▸ **EXERCISE AIM**: Copy out each line that includes the word "this".

▸ **DATASET**:
--
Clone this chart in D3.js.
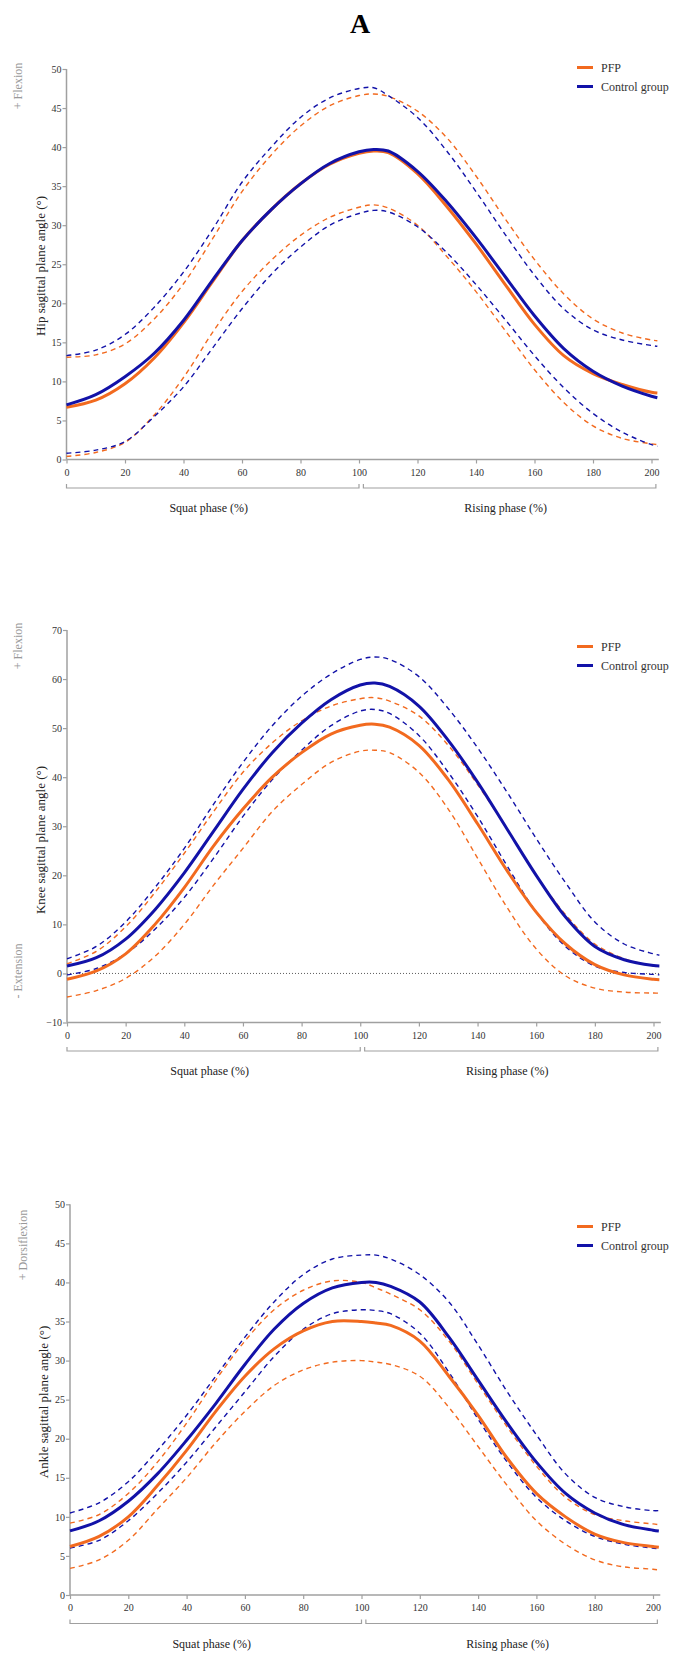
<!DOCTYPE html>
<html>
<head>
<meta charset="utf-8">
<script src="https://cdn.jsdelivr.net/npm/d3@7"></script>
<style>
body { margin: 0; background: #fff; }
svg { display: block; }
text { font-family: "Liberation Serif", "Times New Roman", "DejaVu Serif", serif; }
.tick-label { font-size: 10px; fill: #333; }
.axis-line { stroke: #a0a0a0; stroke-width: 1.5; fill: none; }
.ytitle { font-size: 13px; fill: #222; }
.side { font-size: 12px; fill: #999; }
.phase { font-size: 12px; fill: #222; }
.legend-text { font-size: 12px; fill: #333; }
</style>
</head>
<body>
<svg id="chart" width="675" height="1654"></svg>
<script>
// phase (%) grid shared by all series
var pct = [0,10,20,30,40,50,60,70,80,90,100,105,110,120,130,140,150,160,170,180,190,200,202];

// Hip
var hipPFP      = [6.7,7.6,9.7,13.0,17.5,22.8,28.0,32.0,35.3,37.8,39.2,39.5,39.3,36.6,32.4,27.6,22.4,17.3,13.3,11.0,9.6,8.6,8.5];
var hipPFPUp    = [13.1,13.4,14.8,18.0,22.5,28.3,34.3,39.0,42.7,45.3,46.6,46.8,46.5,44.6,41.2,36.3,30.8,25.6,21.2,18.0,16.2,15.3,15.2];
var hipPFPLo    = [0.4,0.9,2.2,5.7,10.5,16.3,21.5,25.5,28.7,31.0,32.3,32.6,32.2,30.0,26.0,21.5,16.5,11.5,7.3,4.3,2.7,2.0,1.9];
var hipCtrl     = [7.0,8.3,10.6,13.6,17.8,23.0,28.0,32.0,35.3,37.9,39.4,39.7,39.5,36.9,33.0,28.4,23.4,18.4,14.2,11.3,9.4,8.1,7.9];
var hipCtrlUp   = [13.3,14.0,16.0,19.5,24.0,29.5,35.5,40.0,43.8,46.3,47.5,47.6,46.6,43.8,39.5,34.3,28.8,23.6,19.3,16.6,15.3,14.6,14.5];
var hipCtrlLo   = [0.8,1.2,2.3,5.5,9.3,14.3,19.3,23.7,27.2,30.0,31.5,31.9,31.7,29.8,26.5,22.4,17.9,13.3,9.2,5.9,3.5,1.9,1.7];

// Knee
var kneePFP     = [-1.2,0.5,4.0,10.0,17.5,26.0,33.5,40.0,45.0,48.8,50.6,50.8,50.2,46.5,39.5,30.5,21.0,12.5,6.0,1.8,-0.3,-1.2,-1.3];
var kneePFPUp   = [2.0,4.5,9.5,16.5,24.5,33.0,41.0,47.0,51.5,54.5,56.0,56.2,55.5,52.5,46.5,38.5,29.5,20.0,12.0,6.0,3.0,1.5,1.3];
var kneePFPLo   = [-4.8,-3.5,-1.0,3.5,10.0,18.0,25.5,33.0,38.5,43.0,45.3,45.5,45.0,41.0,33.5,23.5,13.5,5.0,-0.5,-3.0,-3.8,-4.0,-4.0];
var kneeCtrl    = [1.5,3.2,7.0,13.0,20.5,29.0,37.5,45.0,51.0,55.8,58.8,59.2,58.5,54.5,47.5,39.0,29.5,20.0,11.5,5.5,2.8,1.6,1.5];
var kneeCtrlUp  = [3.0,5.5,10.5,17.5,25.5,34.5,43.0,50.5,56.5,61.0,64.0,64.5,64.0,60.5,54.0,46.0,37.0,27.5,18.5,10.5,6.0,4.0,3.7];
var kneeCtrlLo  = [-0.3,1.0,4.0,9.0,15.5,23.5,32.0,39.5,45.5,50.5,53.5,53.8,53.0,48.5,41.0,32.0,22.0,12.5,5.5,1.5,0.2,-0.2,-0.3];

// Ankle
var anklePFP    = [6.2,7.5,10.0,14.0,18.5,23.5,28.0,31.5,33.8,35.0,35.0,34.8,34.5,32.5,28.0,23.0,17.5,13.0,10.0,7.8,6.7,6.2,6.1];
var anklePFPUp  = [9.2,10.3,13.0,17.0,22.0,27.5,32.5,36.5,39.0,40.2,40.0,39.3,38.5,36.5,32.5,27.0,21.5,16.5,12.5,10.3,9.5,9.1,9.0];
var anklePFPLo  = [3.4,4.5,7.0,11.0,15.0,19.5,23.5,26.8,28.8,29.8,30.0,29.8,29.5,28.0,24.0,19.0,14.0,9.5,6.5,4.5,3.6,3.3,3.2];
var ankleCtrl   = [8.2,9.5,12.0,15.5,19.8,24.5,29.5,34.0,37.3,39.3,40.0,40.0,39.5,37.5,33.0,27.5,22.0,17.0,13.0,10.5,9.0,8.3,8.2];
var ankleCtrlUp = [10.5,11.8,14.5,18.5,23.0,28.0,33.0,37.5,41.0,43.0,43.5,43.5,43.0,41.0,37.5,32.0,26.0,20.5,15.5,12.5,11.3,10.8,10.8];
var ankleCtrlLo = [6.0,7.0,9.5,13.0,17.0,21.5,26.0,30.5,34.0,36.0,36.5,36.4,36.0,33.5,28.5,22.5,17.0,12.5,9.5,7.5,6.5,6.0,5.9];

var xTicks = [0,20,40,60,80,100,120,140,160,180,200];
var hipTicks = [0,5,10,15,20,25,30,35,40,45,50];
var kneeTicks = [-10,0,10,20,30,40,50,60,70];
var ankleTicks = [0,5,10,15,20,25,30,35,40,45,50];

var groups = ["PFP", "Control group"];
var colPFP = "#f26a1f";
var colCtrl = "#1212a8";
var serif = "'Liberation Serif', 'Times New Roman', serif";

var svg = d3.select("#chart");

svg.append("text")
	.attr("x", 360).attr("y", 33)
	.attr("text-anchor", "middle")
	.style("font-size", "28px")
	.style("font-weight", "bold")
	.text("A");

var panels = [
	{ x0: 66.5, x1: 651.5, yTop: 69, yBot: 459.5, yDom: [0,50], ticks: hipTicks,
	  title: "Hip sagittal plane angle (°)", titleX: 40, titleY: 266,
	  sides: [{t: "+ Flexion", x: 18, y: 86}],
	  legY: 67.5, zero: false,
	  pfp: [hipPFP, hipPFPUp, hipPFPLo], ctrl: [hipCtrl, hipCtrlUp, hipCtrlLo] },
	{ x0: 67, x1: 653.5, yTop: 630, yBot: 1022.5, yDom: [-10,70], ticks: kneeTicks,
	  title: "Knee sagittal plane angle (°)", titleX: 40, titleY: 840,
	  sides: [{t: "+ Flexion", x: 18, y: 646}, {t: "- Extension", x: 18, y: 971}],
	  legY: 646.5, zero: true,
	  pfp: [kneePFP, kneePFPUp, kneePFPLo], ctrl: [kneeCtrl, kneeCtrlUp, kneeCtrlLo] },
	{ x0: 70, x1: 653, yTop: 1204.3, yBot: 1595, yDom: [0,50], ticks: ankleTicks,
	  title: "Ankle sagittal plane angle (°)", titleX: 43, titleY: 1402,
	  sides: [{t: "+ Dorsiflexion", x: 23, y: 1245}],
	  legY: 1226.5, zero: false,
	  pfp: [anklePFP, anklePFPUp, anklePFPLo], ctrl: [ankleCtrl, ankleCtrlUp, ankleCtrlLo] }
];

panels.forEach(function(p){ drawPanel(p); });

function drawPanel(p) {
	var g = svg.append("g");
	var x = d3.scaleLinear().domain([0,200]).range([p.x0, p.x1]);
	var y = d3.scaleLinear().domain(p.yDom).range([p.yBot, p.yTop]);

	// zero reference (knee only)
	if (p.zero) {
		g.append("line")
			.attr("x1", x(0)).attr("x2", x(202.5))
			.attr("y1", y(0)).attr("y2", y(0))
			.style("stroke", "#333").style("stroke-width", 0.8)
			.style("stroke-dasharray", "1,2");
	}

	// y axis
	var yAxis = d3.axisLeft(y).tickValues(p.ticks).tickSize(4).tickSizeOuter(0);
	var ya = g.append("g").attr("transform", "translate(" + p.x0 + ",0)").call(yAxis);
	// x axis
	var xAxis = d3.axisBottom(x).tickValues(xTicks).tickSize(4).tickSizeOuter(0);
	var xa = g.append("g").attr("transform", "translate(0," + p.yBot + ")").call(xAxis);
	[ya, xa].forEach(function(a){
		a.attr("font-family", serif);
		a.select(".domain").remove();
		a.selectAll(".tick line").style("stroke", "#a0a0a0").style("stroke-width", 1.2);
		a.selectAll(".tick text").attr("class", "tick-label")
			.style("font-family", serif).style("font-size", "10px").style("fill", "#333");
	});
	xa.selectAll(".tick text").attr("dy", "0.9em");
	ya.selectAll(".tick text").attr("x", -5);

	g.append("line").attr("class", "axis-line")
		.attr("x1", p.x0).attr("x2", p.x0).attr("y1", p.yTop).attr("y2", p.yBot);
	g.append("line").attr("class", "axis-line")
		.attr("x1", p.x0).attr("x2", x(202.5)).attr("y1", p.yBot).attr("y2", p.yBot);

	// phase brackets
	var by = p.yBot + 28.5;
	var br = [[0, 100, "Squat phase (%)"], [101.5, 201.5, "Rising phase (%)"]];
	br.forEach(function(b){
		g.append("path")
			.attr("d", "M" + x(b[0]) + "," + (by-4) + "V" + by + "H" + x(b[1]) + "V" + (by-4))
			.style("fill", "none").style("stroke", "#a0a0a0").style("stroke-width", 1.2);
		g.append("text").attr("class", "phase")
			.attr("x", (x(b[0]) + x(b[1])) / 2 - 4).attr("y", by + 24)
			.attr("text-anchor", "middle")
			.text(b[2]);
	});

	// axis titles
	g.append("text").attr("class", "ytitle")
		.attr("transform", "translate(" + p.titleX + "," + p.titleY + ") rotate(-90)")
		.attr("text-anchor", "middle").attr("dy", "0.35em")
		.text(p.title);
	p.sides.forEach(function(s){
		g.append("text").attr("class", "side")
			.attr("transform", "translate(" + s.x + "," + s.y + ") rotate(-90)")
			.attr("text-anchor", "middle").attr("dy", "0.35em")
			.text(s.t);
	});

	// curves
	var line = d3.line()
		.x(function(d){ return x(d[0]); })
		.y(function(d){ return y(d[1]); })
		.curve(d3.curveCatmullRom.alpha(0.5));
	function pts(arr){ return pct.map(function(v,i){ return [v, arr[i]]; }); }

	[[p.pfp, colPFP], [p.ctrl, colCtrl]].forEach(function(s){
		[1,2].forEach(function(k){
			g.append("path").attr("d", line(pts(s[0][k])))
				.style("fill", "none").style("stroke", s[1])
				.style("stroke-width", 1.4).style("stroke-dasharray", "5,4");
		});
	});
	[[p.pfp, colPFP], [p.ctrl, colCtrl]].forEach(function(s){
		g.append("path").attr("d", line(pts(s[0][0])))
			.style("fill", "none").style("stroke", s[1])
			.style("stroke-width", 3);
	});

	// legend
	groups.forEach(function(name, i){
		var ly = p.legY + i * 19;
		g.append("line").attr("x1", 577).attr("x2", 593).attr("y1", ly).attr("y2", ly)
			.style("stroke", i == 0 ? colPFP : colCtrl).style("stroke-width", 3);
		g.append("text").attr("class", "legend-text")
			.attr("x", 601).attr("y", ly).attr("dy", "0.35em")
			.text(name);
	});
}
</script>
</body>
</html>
--
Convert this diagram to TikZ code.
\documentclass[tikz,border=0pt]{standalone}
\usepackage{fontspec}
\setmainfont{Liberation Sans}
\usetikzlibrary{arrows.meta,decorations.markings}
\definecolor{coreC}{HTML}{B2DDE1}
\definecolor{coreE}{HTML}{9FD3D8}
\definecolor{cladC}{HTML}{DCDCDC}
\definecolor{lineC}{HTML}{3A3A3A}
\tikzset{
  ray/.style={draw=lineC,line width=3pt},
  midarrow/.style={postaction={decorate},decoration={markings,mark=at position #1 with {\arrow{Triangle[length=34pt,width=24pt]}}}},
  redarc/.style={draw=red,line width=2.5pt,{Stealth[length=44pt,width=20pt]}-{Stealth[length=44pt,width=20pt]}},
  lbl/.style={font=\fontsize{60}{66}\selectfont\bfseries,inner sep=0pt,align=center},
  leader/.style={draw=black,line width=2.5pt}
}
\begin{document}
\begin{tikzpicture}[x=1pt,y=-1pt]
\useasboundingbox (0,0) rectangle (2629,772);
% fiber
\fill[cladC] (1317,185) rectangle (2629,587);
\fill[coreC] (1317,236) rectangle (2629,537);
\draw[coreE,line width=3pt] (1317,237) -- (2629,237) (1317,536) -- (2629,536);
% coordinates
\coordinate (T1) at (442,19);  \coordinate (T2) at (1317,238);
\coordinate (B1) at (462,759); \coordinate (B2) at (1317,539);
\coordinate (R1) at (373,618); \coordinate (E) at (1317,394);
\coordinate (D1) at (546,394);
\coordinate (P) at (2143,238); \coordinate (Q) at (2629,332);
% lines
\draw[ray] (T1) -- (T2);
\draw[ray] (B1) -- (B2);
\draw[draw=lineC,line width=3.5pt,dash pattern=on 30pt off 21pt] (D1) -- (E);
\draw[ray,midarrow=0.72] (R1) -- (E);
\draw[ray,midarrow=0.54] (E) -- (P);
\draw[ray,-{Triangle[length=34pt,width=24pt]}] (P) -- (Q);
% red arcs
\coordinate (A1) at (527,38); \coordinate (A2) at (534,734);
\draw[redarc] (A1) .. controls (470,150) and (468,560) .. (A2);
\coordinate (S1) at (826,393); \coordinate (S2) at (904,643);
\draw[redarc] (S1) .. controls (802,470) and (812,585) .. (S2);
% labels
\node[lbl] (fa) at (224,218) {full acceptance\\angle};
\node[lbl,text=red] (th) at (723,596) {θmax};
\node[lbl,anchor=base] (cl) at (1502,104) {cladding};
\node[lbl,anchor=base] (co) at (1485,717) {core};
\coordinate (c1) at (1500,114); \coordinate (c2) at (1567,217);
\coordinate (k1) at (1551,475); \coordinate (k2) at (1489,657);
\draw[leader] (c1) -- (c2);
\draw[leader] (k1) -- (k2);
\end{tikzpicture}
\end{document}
--
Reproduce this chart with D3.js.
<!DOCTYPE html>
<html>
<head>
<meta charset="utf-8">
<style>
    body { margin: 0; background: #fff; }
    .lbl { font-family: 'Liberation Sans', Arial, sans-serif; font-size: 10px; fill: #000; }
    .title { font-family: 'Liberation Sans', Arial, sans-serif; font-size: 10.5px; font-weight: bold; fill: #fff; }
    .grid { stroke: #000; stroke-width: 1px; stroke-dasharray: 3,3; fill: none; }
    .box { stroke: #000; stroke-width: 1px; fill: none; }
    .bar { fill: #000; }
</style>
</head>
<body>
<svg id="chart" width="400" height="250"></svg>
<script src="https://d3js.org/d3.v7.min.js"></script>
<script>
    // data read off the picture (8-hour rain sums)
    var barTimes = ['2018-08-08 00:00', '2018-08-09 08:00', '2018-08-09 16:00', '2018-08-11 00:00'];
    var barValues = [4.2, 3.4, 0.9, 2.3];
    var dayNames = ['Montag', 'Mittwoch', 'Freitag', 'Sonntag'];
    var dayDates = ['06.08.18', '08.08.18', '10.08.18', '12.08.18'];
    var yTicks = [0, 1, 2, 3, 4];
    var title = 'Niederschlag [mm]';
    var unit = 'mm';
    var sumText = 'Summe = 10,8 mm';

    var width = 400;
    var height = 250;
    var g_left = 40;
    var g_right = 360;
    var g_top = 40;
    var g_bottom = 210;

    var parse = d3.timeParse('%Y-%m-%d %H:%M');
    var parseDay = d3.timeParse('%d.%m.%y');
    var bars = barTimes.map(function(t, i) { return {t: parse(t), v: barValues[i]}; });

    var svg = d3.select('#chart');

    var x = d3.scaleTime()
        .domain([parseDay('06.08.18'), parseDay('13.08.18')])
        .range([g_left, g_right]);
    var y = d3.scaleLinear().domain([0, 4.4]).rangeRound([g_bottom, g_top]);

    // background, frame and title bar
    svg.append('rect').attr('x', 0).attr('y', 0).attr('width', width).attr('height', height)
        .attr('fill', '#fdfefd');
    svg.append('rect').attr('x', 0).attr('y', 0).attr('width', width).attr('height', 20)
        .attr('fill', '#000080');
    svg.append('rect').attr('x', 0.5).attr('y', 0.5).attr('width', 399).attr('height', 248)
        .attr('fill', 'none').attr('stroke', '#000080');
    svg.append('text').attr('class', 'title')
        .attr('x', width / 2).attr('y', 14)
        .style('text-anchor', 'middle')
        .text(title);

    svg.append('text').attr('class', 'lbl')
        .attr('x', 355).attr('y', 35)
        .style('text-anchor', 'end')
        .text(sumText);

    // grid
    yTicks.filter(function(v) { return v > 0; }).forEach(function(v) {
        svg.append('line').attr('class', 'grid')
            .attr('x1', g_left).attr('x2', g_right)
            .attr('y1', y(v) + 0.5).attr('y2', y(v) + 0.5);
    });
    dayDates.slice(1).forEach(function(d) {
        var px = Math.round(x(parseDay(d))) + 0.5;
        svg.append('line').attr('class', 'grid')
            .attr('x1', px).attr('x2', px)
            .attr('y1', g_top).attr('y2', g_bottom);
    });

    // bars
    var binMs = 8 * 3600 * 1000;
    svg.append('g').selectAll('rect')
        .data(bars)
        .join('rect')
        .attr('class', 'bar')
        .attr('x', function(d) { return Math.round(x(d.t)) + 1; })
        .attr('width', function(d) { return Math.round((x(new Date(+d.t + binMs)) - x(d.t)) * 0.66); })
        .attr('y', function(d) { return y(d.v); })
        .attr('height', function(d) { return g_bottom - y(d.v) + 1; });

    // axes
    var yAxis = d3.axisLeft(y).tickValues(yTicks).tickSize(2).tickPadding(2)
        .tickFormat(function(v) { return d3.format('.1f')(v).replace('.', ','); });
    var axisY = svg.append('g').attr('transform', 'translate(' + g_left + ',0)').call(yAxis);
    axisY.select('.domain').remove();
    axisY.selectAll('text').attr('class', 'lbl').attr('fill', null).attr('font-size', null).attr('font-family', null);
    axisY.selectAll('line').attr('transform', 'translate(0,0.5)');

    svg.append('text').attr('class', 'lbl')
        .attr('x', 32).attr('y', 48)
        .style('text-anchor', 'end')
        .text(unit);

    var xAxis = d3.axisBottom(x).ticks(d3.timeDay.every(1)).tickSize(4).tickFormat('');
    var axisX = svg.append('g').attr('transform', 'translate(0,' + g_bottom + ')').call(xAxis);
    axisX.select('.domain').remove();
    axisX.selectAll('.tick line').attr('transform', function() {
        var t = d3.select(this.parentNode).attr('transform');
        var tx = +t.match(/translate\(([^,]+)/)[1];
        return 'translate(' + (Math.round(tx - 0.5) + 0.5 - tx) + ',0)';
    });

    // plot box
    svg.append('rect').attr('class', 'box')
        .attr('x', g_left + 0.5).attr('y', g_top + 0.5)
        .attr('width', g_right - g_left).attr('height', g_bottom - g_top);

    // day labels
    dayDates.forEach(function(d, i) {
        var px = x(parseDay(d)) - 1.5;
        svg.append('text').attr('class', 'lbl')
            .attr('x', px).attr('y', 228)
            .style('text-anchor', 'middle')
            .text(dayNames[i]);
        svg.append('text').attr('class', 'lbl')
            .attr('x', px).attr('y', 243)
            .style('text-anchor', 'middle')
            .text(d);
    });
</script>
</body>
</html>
--
▸ **SOLVED PROBLEM**:
Clone this chart in D3.js.
Convert this diagram to TikZ code.
Reproduce this chart with D3.js.
        var t = d3.select(this.parentNode).attr('transform');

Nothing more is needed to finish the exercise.